● **What to do**
Copy from the first line below down to and including the line with "const seriesSubs = ['Si','active". Skip the pictures.

● **Material provided**
▶

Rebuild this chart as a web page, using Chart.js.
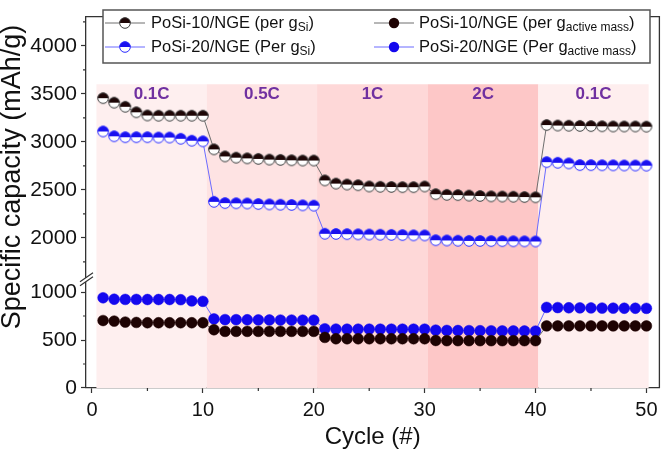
<!DOCTYPE html>
<html><head><meta charset="utf-8">
<script src="https://cdn.jsdelivr.net/npm/chart.js@4.4.0/dist/chart.umd.min.js"></script>
<style>html,body{margin:0;padding:0;background:#fff}#wrap{width:666px;height:456px;position:relative}</style>
</head><body><div id="wrap"><canvas id="c" width="666" height="456"></canvas></div>
<script>
const cycles = [1,2,3,4,5,6,7,8,9,10,11,12,13,14,15,16,17,18,19,20,21,22,23,24,25,26,27,28,29,30,31,32,33,34,35,36,37,38,39,40,41,42,43,44,45,46,47,48,49,50];
const posi10PerSi = [3455,3408,3365,3308,3275,3272,3272,3272,3272,3272, 2922,2848,2835,2828,2822,2815,2812,2808,2805,2805, 2598,2565,2555,2548,2535,2532,2530,2528,2528,2535, 2455,2448,2445,2440,2436,2432,2430,2428,2425,2422, 3175,3170,3168,3166,3164,3162,3160,3160,3160,3158];
const posi20PerSi = [3108,3058,3048,3048,3048,3045,3045,3032,3012,3005, 2375,2362,2360,2358,2352,2348,2345,2342,2338,2335, 2042,2040,2038,2036,2034,2032,2030,2028,2026,2025, 1975,1972,1970,1968,1967,1966,1965,1964,1963,1962, 2788,2782,2775,2758,2757,2756,2755,2754,2753,2752];
const posi10PerActive = [703,697,687,683,680,680,680,680,680,680, 607,590,590,590,590,590,590,590,590,590, 527,513,513,513,513,513,513,513,513,513, 495,493,493,493,493,493,493,493,493,493, 647,647,647,647,647,647,647,647,647,647];
const posi20PerActive = [940,925,923,923,922,922,922,920,907,903, 720,713,712,711,710,709,708,708,707,707, 617,614,613,613,613,613,613,613,613,613, 603,600,599,598,597,596,595,595,594,593, 840,838,836,835,834,833,832,831,831,830];
const rateLabels = ['0.1C','0.5C','1C','2C','0.1C'];
const rateEdges = [0.4,10.35,20.3,30.3,40.25,50.2];
const xTicks = [0,10,20,30,40,50];
const xMinorTicks = [5,15,25,35,45];
const yLowTicks = [0,500,1000];
const yLowMinor = [250,750];
const yHighTicks = [2000,2500,3000,3500,4000];
const yHighMinor = [1750,2250,2750,3250,3750,4250];
const seriesNames = ['PoSi-10/NGE (per g','PoSi-10/NGE (per g','PoSi-20/NGE (Per g','PoSi-20/NGE (Per g'];
const seriesSubs = ['Si','active mass','Si','active mass'];

const FONT = '"Liberation Sans", Arial, sans-serif';
const bandColors = ['#feefef','#fee3e3','#fed8d8','#fdc7c7','#feeeee'];

function halfDot(fill, stroke, r) {
  const s = Math.ceil(2*r+2);
  const c = document.createElement('canvas'); c.width = s; c.height = s;
  const g = c.getContext('2d'); const cx = s/2, cy = s/2;
  g.beginPath(); g.arc(cx,cy,r,0,2*Math.PI); g.fillStyle='#fff'; g.fill();
  g.beginPath(); g.arc(cx,cy,r,Math.PI,2*Math.PI); g.closePath(); g.fillStyle=fill; g.fill();
  g.beginPath(); g.arc(cx,cy,r-0.3,0,2*Math.PI); g.lineWidth=1; g.strokeStyle=stroke; g.stroke();
  return c;
}
const halfBlack = halfDot('#1e0606','#3a3a3a',5.6);
const halfBlue = halfDot('#1a10ee','#2a2aff',5.6);

const mk = a => cycles.map((c,i)=>({x:c, y:a[i]}));

const datasets = [
  {data: mk(posi10PerSi), yAxisID:'yTop', borderColor:'#6e6e6e', borderWidth:1, pointStyle:halfBlack, pointRadius:5.6},
  {data: mk(posi20PerSi), yAxisID:'yTop', borderColor:'#6b6bff', borderWidth:1, pointStyle:halfBlue, pointRadius:5.6},
  {data: mk(posi10PerActive), yAxisID:'yBot', borderColor:'#6e6e6e', borderWidth:1, pointStyle:'circle', pointRadius:5.4, pointBackgroundColor:'#1e0303', pointBorderColor:'#1e0303', pointBorderWidth:0.5},
  {data: mk(posi20PerActive), yAxisID:'yBot', borderColor:'#6b6bff', borderWidth:1, pointStyle:'circle', pointRadius:5.4, pointBackgroundColor:'#1408ee', pointBorderColor:'#1408ee', pointBorderWidth:0.5}
];

const setTicks = arr => (s) => { s.ticks = arr.map(v=>({value:v})); };

const decor = {
  id:'decor',
  beforeDatasetsDraw(chart) {
    const {ctx, chartArea:a, scales} = chart;
    const x = scales.x, yt = scales.yTop;
    const top = yt.getPixelForValue(3600);
    ctx.save();
    for (let i=0;i<rateLabels.length;i++) {
      const x0 = x.getPixelForValue(rateEdges[i]), x1 = x.getPixelForValue(rateEdges[i+1]);
      ctx.fillStyle = bandColors[i];
      ctx.fillRect(x0, top, x1-x0, a.bottom-top);
    }
    ctx.fillStyle = '#7030a0';
    ctx.font = 'bold 17px ' + FONT;
    ctx.textAlign='center'; ctx.textBaseline='middle';
    for (let i=0;i<rateLabels.length;i++) {
      const xc = x.getPixelForValue((rateEdges[i]+rateEdges[i+1])/2);
      ctx.fillText(rateLabels[i], xc, yt.getPixelForValue(3500));
    }
    ctx.restore();
  },
  afterDraw(chart) {
    const {ctx, chartArea:a, scales} = chart;
    ctx.save();
    ctx.strokeStyle = '#333'; ctx.lineWidth = 1.3;
    ctx.beginPath(); ctx.moveTo(a.left, a.top); ctx.lineTo(a.right, a.top); ctx.lineTo(a.right, a.bottom); ctx.stroke();
    ctx.lineWidth = 1.2;
    ctx.beginPath();
    for (const v of xMinorTicks) { const px = scales.x.getPixelForValue(v); ctx.moveTo(px, a.bottom); ctx.lineTo(px, a.bottom+3); }
    for (const v of yLowMinor) { const py = scales.yBot.getPixelForValue(v); ctx.moveTo(a.left, py); ctx.lineTo(a.left-3, py); }
    for (const v of yHighMinor) { const py = scales.yTop.getPixelForValue(v); ctx.moveTo(a.left, py); ctx.lineTo(a.left-3, py); }
    ctx.stroke();
    const by = scales.yBot.top;
    ctx.fillStyle = '#fff';
    ctx.beginPath(); ctx.moveTo(a.left-6, by+4); ctx.lineTo(a.left+7, by-5); ctx.lineTo(a.left+7, by-1); ctx.lineTo(a.left-6, by+8); ctx.closePath(); ctx.fill();
    ctx.strokeStyle = '#333'; ctx.lineWidth = 1.2;
    ctx.beginPath();
    ctx.moveTo(a.left-6, by+4); ctx.lineTo(a.left+7, by-5);
    ctx.moveTo(a.left-6, by+8); ctx.lineTo(a.left+7, by-1);
    ctx.stroke();
    ctx.fillStyle = '#111';
    ctx.textAlign = 'center'; ctx.textBaseline = 'middle';
    ctx.font = '24px ' + FONT;
    ctx.fillText('Cycle (#)', (a.left+a.right)/2, 437);
    ctx.save();
    ctx.translate(13, 177); ctx.rotate(-Math.PI/2);
    ctx.font = '27px ' + FONT;
    ctx.fillText('Specific capacity (mAh/g)', 0, 0);
    ctx.restore();
    const L = 103, R = 650, T = 10, B = 63;
    ctx.fillStyle = '#fff'; ctx.fillRect(L, T, R-L, B-T);
    ctx.strokeStyle = '#555'; ctx.lineWidth = 1.5; ctx.strokeRect(L, T, R-L, B-T);
    const cols = [[105,145,125,151],[374,414,394,419]];
    const rows = [23, 47];
    const ds = chart.data.datasets;
    const entries = [[0,0],[0,1],[1,0],[1,1]];
    for (let k=0;k<4;k++) {
      const [r, cIdx] = entries[k];
      const dIdx = [0,2,1,3][k];
      const d = ds[dIdx];
      const [l0,l1,mx,tx] = cols[cIdx];
      const y = rows[r];
      ctx.strokeStyle = d.borderColor; ctx.lineWidth = 1;
      ctx.beginPath(); ctx.moveTo(l0, y); ctx.lineTo(l1, y); ctx.stroke();
      if (typeof d.pointStyle !== 'string') {
        ctx.drawImage(d.pointStyle, mx - d.pointStyle.width/2, y - d.pointStyle.height/2);
      } else {
        ctx.beginPath(); ctx.arc(mx, y, 5.2, 0, 2*Math.PI); ctx.fillStyle = d.pointBackgroundColor; ctx.fill();
      }
      ctx.fillStyle = '#111'; ctx.textAlign='left'; ctx.textBaseline='middle';
      ctx.font = '16.5px ' + FONT;
      const main = seriesNames[k];
      ctx.fillText(main, tx, y);
      let w = ctx.measureText(main).width;
      ctx.font = '12px ' + FONT;
      ctx.fillText(seriesSubs[k], tx+w, y+5);
      w += ctx.measureText(seriesSubs[k]).width;
      ctx.font = '16.5px ' + FONT;
      ctx.fillText(')', tx+w, y);
    }
    ctx.restore();
  }
};

const tickFont = {family: FONT, size: 21};
new Chart(document.getElementById('c'), {
  type: 'line',
  data: {datasets},
  plugins: [decor],
  options: {
    responsive: false, animation: false, devicePixelRatio: 1,
    layout: {padding: {top: 1, right: 4, left: 0, bottom: 0}},
    plugins: {legend: {display: false}, tooltip: {enabled: false}},
    elements: {line: {tension: 0}},
    scales: {
      x: {
        type: 'linear', min: -0.54, max: 51.17,
        afterBuildTicks: setTicks(xTicks),
        afterFit: s => { s.height = 68; },
        grid: {drawOnChartArea: false, drawTicks: true, tickLength: 5, tickColor: '#333', tickWidth: 1.2},
        border: {display: true, color: '#333', width: 1.3},
        ticks: {font: {family: FONT, size: 20}, color: '#111', padding: 5, maxRotation: 0, callback: v => String(v)}
      },
      yBot: {
        type: 'linear', position: 'left', stack: 'ys', stackWeight: 1150,
        min: 0, max: 1150,
        afterBuildTicks: setTicks(yLowTicks),
        afterFit: s => { s.width = 86; },
        grid: {drawOnChartArea: false, drawTicks: true, tickLength: 5, tickColor: '#333', tickWidth: 1.2},
        border: {display: true, color: '#333', width: 1.3},
        ticks: {font: tickFont, color: '#111', padding: 4, callback: v => String(v)}
      },
      yTop: {
        type: 'linear', position: 'left', stack: 'ys', stackWeight: 2720,
        min: 1585, max: 4305,
        afterBuildTicks: setTicks(yHighTicks),
        afterFit: s => { s.width = 86; },
        grid: {drawOnChartArea: false, drawTicks: true, tickLength: 5, tickColor: '#333', tickWidth: 1.2},
        border: {display: true, color: '#333', width: 1.3},
        ticks: {font: tickFont, color: '#111', padding: 4, callback: v => String(v)}
      }
    }
  }
});
</script>
</body></html>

◀

● **Final result**
Rebuild this chart as a web page, using Chart.js.
<!DOCTYPE html>
<html><head><meta charset="utf-8">
<script src="https://cdn.jsdelivr.net/npm/chart.js@4.4.0/dist/chart.umd.min.js"></script>
<style>html,body{margin:0;padding:0;background:#fff}#wrap{width:666px;height:456px;position:relative}</style>
</head><body><div id="wrap"><canvas id="c" width="666" height="456"></canvas></div>
<script>
const cycles = [1,2,3,4,5,6,7,8,9,10,11,12,13,14,15,16,17,18,19,20,21,22,23,24,25,26,27,28,29,30,31,32,33,34,35,36,37,38,39,40,41,42,43,44,45,46,47,48,49,50];
const posi10PerSi = [3455,3408,3365,3308,3275,3272,3272,3272,3272,3272, 2922,2848,2835,2828,2822,2815,2812,2808,2805,2805, 2598,2565,2555,2548,2535,2532,2530,2528,2528,2535, 2455,2448,2445,2440,2436,2432,2430,2428,2425,2422, 3175,3170,3168,3166,3164,3162,3160,3160,3160,3158];
const posi20PerSi = [3108,3058,3048,3048,3048,3045,3045,3032,3012,3005, 2375,2362,2360,2358,2352,2348,2345,2342,2338,2335, 2042,2040,2038,2036,2034,2032,2030,2028,2026,2025, 1975,1972,1970,1968,1967,1966,1965,1964,1963,1962, 2788,2782,2775,2758,2757,2756,2755,2754,2753,2752];
const posi10PerActive = [703,697,687,683,680,680,680,680,680,680, 607,590,590,590,590,590,590,590,590,590, 527,513,513,513,513,513,513,513,513,513, 495,493,493,493,493,493,493,493,493,493, 647,647,647,647,647,647,647,647,647,647];
const posi20PerActive = [940,925,923,923,922,922,922,920,907,903, 720,713,712,711,710,709,708,708,707,707, 617,614,613,613,613,613,613,613,613,613, 603,600,599,598,597,596,595,595,594,593, 840,838,836,835,834,833,832,831,831,830];
const rateLabels = ['0.1C','0.5C','1C','2C','0.1C'];
const rateEdges = [0.4,10.35,20.3,30.3,40.25,50.2];
const xTicks = [0,10,20,30,40,50];
const xMinorTicks = [5,15,25,35,45];
const yLowTicks = [0,500,1000];
const yLowMinor = [250,750];
const yHighTicks = [2000,2500,3000,3500,4000];
const yHighMinor = [1750,2250,2750,3250,3750,4250];
const seriesNames = ['PoSi-10/NGE (per g','PoSi-10/NGE (per g','PoSi-20/NGE (Per g','PoSi-20/NGE (Per g'];
const seriesSubs = ['Si','active mass','Si','active mass'];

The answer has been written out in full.